Скорее всего, Мержанов заблуждался на счет неосведомленности Сталина. Думаю, Сталин знал о его осуждении. Не мог он не вспомнить о нем в 1948 году, когда на построенной Мержановым Ближней даче в Кунцеве был возведен второй этаж и частично изменена планировка, или в 1949–1951 годах, когда делалась пристройка к даче под Мацестой. Возможно, узнав, что архитектор находится в заключении, потребовал объяснений от Абакумова и Берии, возможно, даже усомнился в его виновности. Наверное, тогда, проявив изворотливость, Берия дал команду изготовить вопиющую фальшивку о попытке Елизаветы Эммануиловны привлечь своего сына к выполнению ее враждебного замысла. Жертва фальсификации — восемнадцатилетний Борис Мержанов был арестован в конце апреля 1948 года. Берия за спиной Абакумова через своих людей «провел следствие», а когда тот стал сам политическим узником Матросской тишины, протащил дело на особое совещание, которое в сентябре 1951 года вынесло решение: «Мержанова Бориса Мироновича, 1929 года рождения, армянина, уроженца Кисловодска, бывшего члена ВЛКСМ, как социально опасный элемент, заключить в исправительно-трудовой лагерь сроком на пять лет…». Берия, вероятно, и убедил Сталина о враждебности к ним Мержановых, и тот изменил к архитектору свое отношение.

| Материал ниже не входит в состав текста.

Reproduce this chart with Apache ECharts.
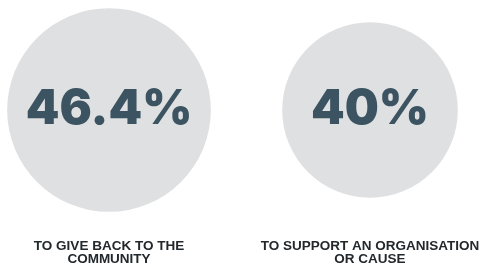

«А уж когда отца „убеждали факты“, что ранее хорошо известный ему человек, оказывается, дурной, тут с ним происходила какая-то психологическая метаморфоза, — объясняет Светлана Аллилуева. — Быть может, в глубине души он и сомневался в этом, и страдал, и думал… Но он был подвластен железной догматической логике: сказав А, надо сказать Б, В и все остальное. Согласившись однажды, что N — враг, уже дальше необходимо было признать, что так это и есть; дальше уже все факты складывались сами собой только в подтверждение этого… Вернуться назад и снова поверить, что N не враг, а честный человек, было для него психологически невозможно. Прошлое исчезало для него — в этом и была вся неумолимость и вся жестокость его натуры.

…Удивительно, до чего отец был беспомощен перед махинациями Берии. Достаточно было принести бумаги, протоколы, где N „признавал“ свою вину, или другие „признавали“ ее за него».

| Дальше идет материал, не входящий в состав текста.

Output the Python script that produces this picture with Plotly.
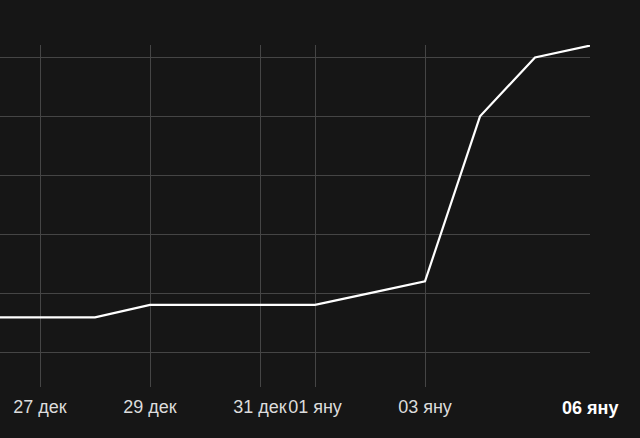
import plotly.graph_objects as go

dates = ["2023-12-26", "2023-12-27", "2023-12-28", "2023-12-29", "2023-12-30",
         "2023-12-31", "2024-01-01", "2024-01-02", "2024-01-03", "2024-01-04",
         "2024-01-05", "2024-01-06"]
values = [159, 159, 159, 180, 180, 180, 180, 200, 220, 500, 600, 620]

tick_vals = ["2023-12-27", "2023-12-29", "2023-12-31", "2024-01-01", "2024-01-03"]
tick_text = ["27 дек", "29 дек", "31 дек", "01 яну", "03 яну"]
last_label = "06 яну"
last_date = "2024-01-06"

fig = go.Figure()
fig.add_trace(go.Scatter(x=dates, y=values, mode="lines",
                         line=dict(color="#ffffff", width=2.2),
                         hoverinfo="skip"))

fig.update_layout(
    width=640, height=438,
    paper_bgcolor="#161616", plot_bgcolor="#161616",
    margin=dict(l=0, r=50, t=45, b=51, autoexpand=False),
    showlegend=False,
    font=dict(family="Liberation Sans, Arial, sans-serif", size=18, color="#dcdcdc"),
    xaxis=dict(
        range=["2023-12-26 06:32:43", "2024-01-06"],
        tickmode="array", tickvals=tick_vals, ticktext=tick_text,
        tickangle=0, automargin=False,
        showgrid=True, gridcolor="#454545", gridwidth=1,
        zeroline=False, showline=False, ticks="",
        ticklabelstandoff=7,
        tickfont=dict(size=18, color="#dcdcdc"),
    ),
    yaxis=dict(
        range=[40.7, 621],
        dtick=100, tick0=0, automargin=False,
        showgrid=True, gridcolor="#454545", gridwidth=1,
        zeroline=False, showline=False, showticklabels=False, ticks="",
    ),
    annotations=[dict(x=last_date, y=0, xref="x", yref="paper",
                      text="<b>" + last_label + "</b>", showarrow=False,
                      yanchor="top", yshift=-9,
                      font=dict(size=18, color="#ffffff"))],
)

fig.write_html("out.html", config={"displayModeBar": False},
               post_script="document.body.style.margin='0';document.body.style.background='#161616';")
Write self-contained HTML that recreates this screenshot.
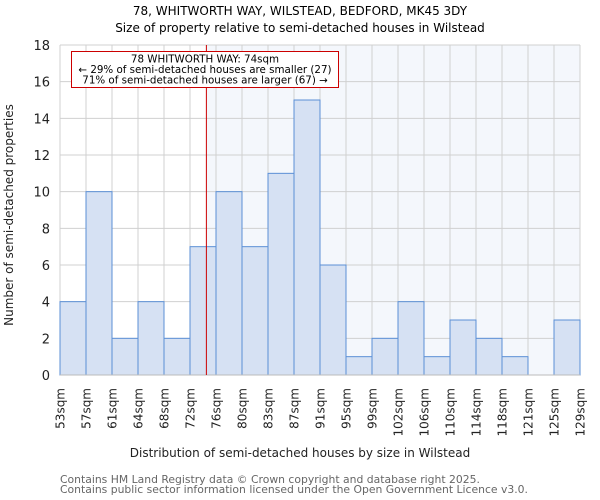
<!DOCTYPE html>
<html><head><meta charset="utf-8"><style>
body{margin:0;background:#fff}
svg{display:block;font-family:"DejaVu Sans","Liberation Sans",sans-serif}
</style></head><body>
<svg id="chart" width="600" height="500">
<text x="300" y="15" text-anchor="middle" font-size="12" fill="#000">78, WHITWORTH WAY, WILSTEAD, BEDFORD, MK45 3DY</text>
<text x="300" y="32" text-anchor="middle" font-size="12" fill="#000">Size of property relative to semi-detached houses in Wilstead</text>
<g id="plot"></g>
<text x="300" y="457" text-anchor="middle" font-size="12" fill="#222">Distribution of semi-detached houses by size in Wilstead</text>
<text transform="translate(13,215) rotate(-90)" text-anchor="middle" font-size="12" fill="#222">Number of semi-detached properties</text>
<text x="60" y="483" font-size="10.8" fill="#666">Contains HM Land Registry data © Crown copyright and database right 2025.</text>
<text x="60" y="493" font-size="10.8" fill="#666">Contains public sector information licensed under the Open Government Licence v3.0.</text>
</svg>
<script>
const binLabels=["53sqm","57sqm","61sqm","64sqm","68sqm","72sqm","76sqm","80sqm","83sqm","87sqm","91sqm","95sqm","99sqm","102sqm","106sqm","110sqm","114sqm","118sqm","121sqm","125sqm","129sqm"];
const counts=[4,10,2,4,2,7,10,7,11,15,6,1,2,4,1,3,2,1,0,3];
const yTicks=[0,2,4,6,8,10,12,14,16,18];
const markerBin=5.63;
const NS="http://www.w3.org/2000/svg";
const L=60,R=580,T=45,B=375,yMax=18;
const bw=(R-L)/counts.length;
const xs=i=>L+i*bw;
const ys=v=>B-(v/yMax)*(B-T);
const g=document.getElementById('plot');
function mk(tag,a){const e=document.createElementNS(NS,tag);for(const k in a)e.setAttribute(k,a[k]);g.appendChild(e);return e;}
const mx=xs(markerBin);
let e=mk('rect',{x:mx,y:T,width:R-mx,height:B-T,fill:'#f4f7fc'});


for(let i=0;i<=counts.length;i++){e=mk('line',{x1:xs(i),x2:xs(i),y1:T,y2:B,stroke:'#d0d0d0','stroke-width':1});

}
yTicks.forEach(t=>{e=mk('line',{x1:L,x2:R,y1:ys(t),y2:ys(t),stroke:'#d0d0d0','stroke-width':1});


e=mk('text',{x:L-10,y:ys(t)+5,'text-anchor':'end','font-size':'13',fill:'#222'});e.textContent=t;

});
counts.forEach((c,i)=>{if(c<=0)return;e=mk('rect',{x:xs(i),y:ys(c),width:bw,height:B-ys(c),fill:'#d6e1f3',stroke:'#5b8fd6','stroke-width':1});

});
binLabels.forEach((l,i)=>{e=mk('text',{transform:`translate(${xs(i)+4.5},388) rotate(-90)`,'text-anchor':'end','font-size':'12',fill:'#222'});e.textContent=l;

});
e=mk('line',{x1:L,x2:R,y1:B,y2:B,stroke:'#bbb','stroke-width':1});


e=mk('line',{x1:mx,x2:mx,y1:T,y2:B,stroke:'#cc0000','stroke-width':1});


e=mk('rect',{x:71.5,y:51.5,width:267,height:36,fill:'#fff',stroke:'#cc0000','stroke-width':1});


["78 WHITWORTH WAY: 74sqm","← 29% of semi-detached houses are smaller (27)","71% of semi-detached houses are larger (67) →"].forEach((t,i)=>{
e=mk('text',{x:205,y:62.5+i*10.5,'text-anchor':'middle','font-size':'10.3',fill:'#000'});e.textContent=t;

});
</script>
</body></html>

Но подобная цепочка предположений не пришла в голову Мержанову, и он поехал в Сочи уверенный в том, что Сталин в тяжелые военные и послевоенные годы просто не имел времени и повода о нем вспомнить.

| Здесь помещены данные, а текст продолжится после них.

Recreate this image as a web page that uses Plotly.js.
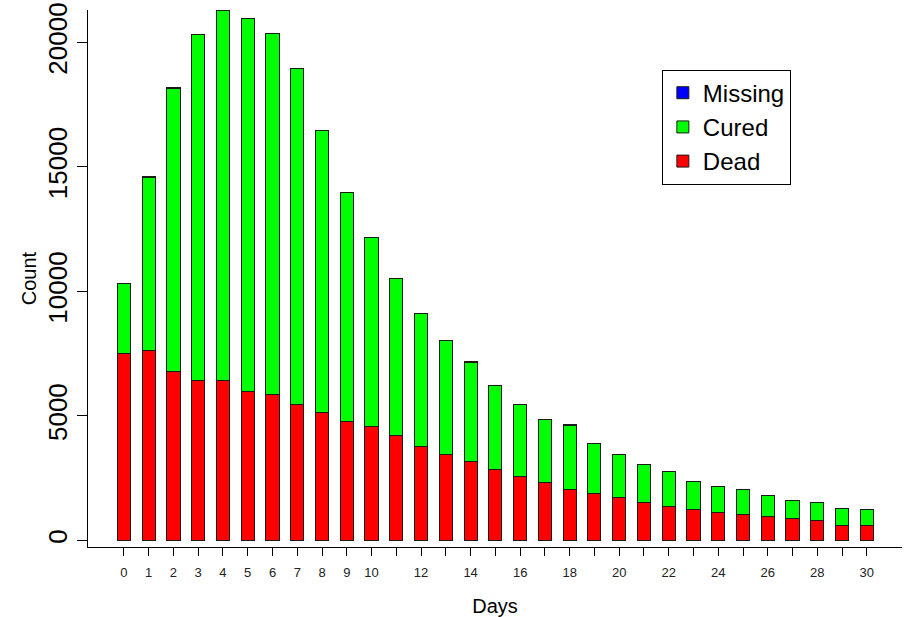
<!DOCTYPE html>
<html>
<head>
<meta charset="utf-8">
<script src="https://cdn.plot.ly/plotly-3.0.1.min.js"></script>
<style>html,body{margin:0;padding:0;background:#fff;}#chart{width:908px;height:617px;}</style>
</head>
<body>
<div id="chart"></div>
<script>
var days = [0,1,2,3,4,5,6,7,8,9,10,11,12,13,14,15,16,17,18,19,20,21,22,23,24,25,26,27,28,29,30];
var dead = [7520,7610,6780,6410,6410,5990,5860,5480,5150,4790,4560,4200,3780,3460,3165,2840,2560,2340,2060,1880,1720,1520,1360,1240,1145,1050,955,865,785,620,585];
var totals = [10330,14610,18200,20300,21290,20970,20340,18950,16460,13980,12180,10530,9120,8020,7180,6220,5480,4840,4650,3880,3460,3045,2765,2390,2160,2030,1800,1615,1535,1295,1255];
var missing = [0,50,45,0,0,0,0,0,0,0,0,0,0,0,45,0,0,0,50,0,0,0,0,0,0,0,0,0,0,0,0];
var cured = totals.map(function(t,i){ return t - dead[i] - missing[i]; });
var tickLabels = ["0","1","2","3","4","5","6","7","8","9","10","","12","","14","","16","","18","","20","","22","","24","","26","","28","","30"];
var yTicks = [0,5000,10000,15000,20000];

var outline = {color:'#1a1a1a', width:1};
var traces = [
  {type:'bar', name:'Dead', x:days, y:dead, width:0.53, marker:{color:'#ff0000', line:outline}},
  {type:'bar', name:'Cured', x:days, y:cured, width:0.53, marker:{color:'#00ff00', line:outline}},
  {type:'bar', name:'Missing', x:days, y:missing, width:0.53, marker:{color:'#0000ff', line:outline}}
];
var font = 'Liberation Sans, Arial, sans-serif';
var layout = {
  width:908, height:617,
  margin:{l:88, r:6, t:10, b:70},
  barmode:'stack',
  paper_bgcolor:'#fff', plot_bgcolor:'#fff',
  font:{family:font, color:'#000'},
  showlegend:true,
  legend:{x:0.705, y:0.889, xanchor:'left', yanchor:'top', traceorder:'reversed',
          bordercolor:'#000', borderwidth:1, bgcolor:'#fff',
          font:{family:font, size:24, color:'#000'}, itemwidth:30},
  xaxis:{range:[-1.45,31.42], tickmode:'array', tickvals:days, ticktext:tickLabels,
         showgrid:false, zeroline:false, showline:true, linecolor:'#000', linewidth:1,
         ticks:'outside', ticklen:8, tickcolor:'#000', tickangle:0, ticklabelstandoff:5,
         tickfont:{family:font, size:13, color:'#222'},
         title:{text:'Days', font:{family:font, size:20, color:'#000'}, standoff:20}},
  yaxis:{range:[-260,21300], tickmode:'array', tickvals:yTicks, ticktext:yTicks.map(String),
         showgrid:false, zeroline:false, showline:true, linecolor:'#000', linewidth:1,
         ticks:'outside', ticklen:10, tickcolor:'#000', tickangle:-90,
         tickfont:{family:font, size:26, color:'#000'},
         title:{text:'Count', font:{family:font, size:20, color:'#000'}, standoff:0}}
};
Plotly.newPlot('chart', traces, layout, {displayModeBar:false, staticPlot:true});
</script>
</body>
</html>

Чем глубже раскрывалась судьба Мержанова, тем тяжелее становилось у меня на сердце. Как объяснение трагичности его жизни приходило на ум заключение, что архитектура — вообще особо опасная профессия и крупные архитекторы во все времена подвергались карам, если не своих правителей, то враждующих стран, оказывались в тюрьмах. В подтверждение этой мысли память высветлила судьбу другого талантливого архитектора, современника Мержанова и тоже любимца вождя… Гитлера — Альберта Шпеера. Как и Мержанов, он воздвиг немало монументальных сооружений, в числе которых новая имперская канцелярия в Берлине, тоже был лауреатом международной премии Гран-при. Под покровительством Сталина Мержанов стал главным архитектором страны, а Гитлер вознес Шпеера на должность главного уполномоченного фюрера по строительству. На этом, пожалуй, сходство в судьбах архитекторов прерывается. Когда милости вождя для Мержанова кончились, и «архитектор Сталина» был «награжден» десятью годами лишения свободы, любимец Гитлера занимал уже ответственный пост министра вооружения и боеприпасов и развил на нем кипучую деятельность. Миллионам граждан Западной Европы и Советского Союза, в том числе и военнопленным, недавний создатель красоты ввел каторжный труд на военных заводах. И до последних дней фюрера оставаясь его любимцев, тюрьмы все-таки не избежал. В 1946 году Международным трибуналом в Нюрнберге Шпреер был приговорен к двадцати годам заключения. Однако заключение он, как и другие военные преступники, отбывал в невиданном для заключенного Мержанова комфорте, исключая те условия, что были созданы последнему для работы над проектом санатория имени Дзержинского.